Crème fraiche frequently pops up its tangy head in recipes broadcast on English TV cooking shows, but when you go to shop for said recipes this vital ingredient is rarely to be found – at least on Australian supermarket shelves. When you do find some, it is usually packed in tiny containers carrying a boutique brand name and a hefty price tag.

We asked Beery Mag, our R&D chef for an easy recipe for making crème fraiche in the home kitchen. As usual, she came up with the goods.

Beery: ‘This essential ingredient is not literally fresh but is actually a lovely drop somewhere between fresh and sour cream. To make a batch take about 600mls of fresh cream – though not that hideous thickened cream made with gelatine. Gently heat the cream to body temperature, about 37 degrees centigrade. Use a thermometer – preferably not a rectal one – or a clean finger to test.

‘Stir in about a quarter of a cup of cultured buttermilk. Leave it covered – a soup thermos flask or a yoghurt maker is ideal – at room temperature for 24 hours, then refrigerate. The cream will thicken somewhat and acquire a delicious, slightly acidic tang along with a buttery nutty flavour.’

She advises that her faux crème fraiche will keep in the fridge for a week or more and reckons you can use it in any savoury dish in place of cream and that it goes wonderfully with fresh strawberries. Another of her tips is to create a dessert topping or sauce by beating a cup of the chilled faux crème fraiche with a third of a cup of chilled botrytised white and half a teaspoon of pure vanilla essence. Yummy.

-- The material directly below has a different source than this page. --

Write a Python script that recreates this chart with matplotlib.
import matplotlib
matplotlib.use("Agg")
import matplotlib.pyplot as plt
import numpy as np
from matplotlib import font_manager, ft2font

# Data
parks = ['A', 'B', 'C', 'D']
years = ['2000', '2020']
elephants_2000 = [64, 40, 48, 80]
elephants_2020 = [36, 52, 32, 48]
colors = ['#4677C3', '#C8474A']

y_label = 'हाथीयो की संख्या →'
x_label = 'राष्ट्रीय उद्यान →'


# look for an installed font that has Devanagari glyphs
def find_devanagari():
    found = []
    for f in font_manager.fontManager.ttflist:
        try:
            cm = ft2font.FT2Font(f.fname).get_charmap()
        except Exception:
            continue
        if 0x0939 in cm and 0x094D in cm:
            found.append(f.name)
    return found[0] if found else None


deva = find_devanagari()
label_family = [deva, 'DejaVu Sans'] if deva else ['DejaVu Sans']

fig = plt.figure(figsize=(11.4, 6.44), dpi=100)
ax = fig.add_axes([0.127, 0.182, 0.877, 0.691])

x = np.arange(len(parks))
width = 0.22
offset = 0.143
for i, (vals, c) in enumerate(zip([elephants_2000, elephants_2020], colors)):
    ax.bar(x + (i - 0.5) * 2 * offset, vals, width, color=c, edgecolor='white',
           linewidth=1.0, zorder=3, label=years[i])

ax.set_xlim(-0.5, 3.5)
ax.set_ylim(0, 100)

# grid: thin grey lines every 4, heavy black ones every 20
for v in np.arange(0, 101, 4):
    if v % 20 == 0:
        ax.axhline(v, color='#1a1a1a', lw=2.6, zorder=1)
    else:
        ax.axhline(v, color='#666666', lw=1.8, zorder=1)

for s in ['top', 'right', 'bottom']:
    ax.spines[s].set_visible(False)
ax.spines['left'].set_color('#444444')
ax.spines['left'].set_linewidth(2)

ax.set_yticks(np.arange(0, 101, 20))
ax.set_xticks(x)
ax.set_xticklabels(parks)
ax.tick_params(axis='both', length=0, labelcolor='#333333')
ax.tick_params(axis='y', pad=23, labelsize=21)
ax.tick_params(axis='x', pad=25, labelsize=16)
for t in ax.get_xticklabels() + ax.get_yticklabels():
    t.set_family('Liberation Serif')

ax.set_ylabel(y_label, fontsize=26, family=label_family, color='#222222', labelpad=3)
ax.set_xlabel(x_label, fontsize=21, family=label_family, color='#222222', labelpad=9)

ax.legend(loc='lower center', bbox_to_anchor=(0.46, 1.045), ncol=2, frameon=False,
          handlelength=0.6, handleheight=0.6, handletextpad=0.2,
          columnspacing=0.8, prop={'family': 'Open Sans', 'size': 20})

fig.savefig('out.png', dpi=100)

‘Use the leftover buttermilk in place of milk when making pancakes and muffins. They’ll taste just gorgeous’ added Beery – who tends to gush occasionally.

3 thoughts on “Faux Crème Fraiche

  1. Mike Tommasi

    LOL, yes use the right thermometer… 😉

    Even in France where crème fraîche is used in everything (too much for my taste), one can easily get it confused with some of the thickened gelatine preparations like “fleurette”. The real thing can be found in liquid form, perfect for chantilly and cooking, and the thick stuff, ideal with… SCONES!

    thanks for the tips Martin

  2. barry andrews

    perfect recipe.. unusual, as there are so many know-it-alls on the web, who write recipes. but don’t check them… love the thermometer bit..LOL..now ask her how she makes buttermilk for those in the world that can not buy the product off the shelf….it is these people worldwide that we often forget

  3. Martin Field

    Not quite the same but try this as a substitute for buttermilk.

    Mix a tablespoon (15 to 20ml) of lemon juice into a cup (250ml) of skim milk. When it has curdled after a few minutes whizz it in a blender to make smooth consistency. Use as buttermilk in recipes.